On the Borel subgroups of large type (Q1206131)

The author introduces the notion of Borel subgroups of large type and determines all Borel subgroups of this type. The main idea is exposed in two theorems: Theorem 1.1: Suppose that \(G\) is a connected reductive algebraic group. Then each inner class of involutions of \(G\) contains a unique \(G\)- conjugacy class of principal involutions \(\theta\), i.e. there is a regular semisimple element \(X\) in \(\text{Lie}(G)\) on which \(\theta\) has the eigenvalue \(-1\). The corresponding real forms are exactly the quasisplit ones, i.e. there is a Borel subgroup of \(G\) defined over \(\mathbb{R}\), in the inner class. -- Theorem 1.2: Suppose \(G\) is a connected reductive algebraic group, and \(\theta\) is a principal involution of \(G\). Take a \(\theta\)-stable maximal torus \(T\) with no real roots (according to Proposition 1.12, it is unique up to conjugation by the maximal compact subgroup \(K\)).
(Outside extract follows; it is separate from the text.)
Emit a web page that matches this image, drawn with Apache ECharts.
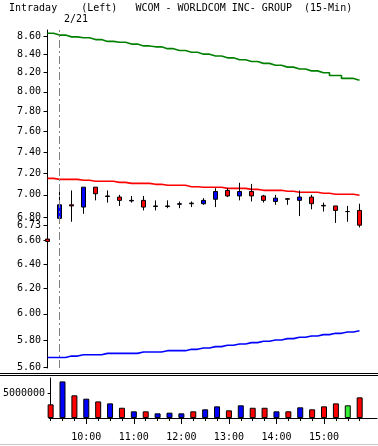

Then for the root system \(\Delta\) of \((G,T)\), there is an ordering \(\Delta^ +\) such that \(\text{Lie}(B) = \text{Lie}(T) + \sum_{\alpha \in \Delta^ +} \text{Lie}(G)_ \alpha\) is a \(\theta\)- stable Borel subalgebra and every root is either complex or noncompact imaginary. Therefore the connected subgroup \(B\) of \(G\) with Lie algebra \(\text{Lie}(G)\) is the \(\theta\)-stable Borel subgroup of large type. In section 2 the author constructs these large type \(\theta\)-stable Borel subgroups for principal involutions for the classical semisimple groups.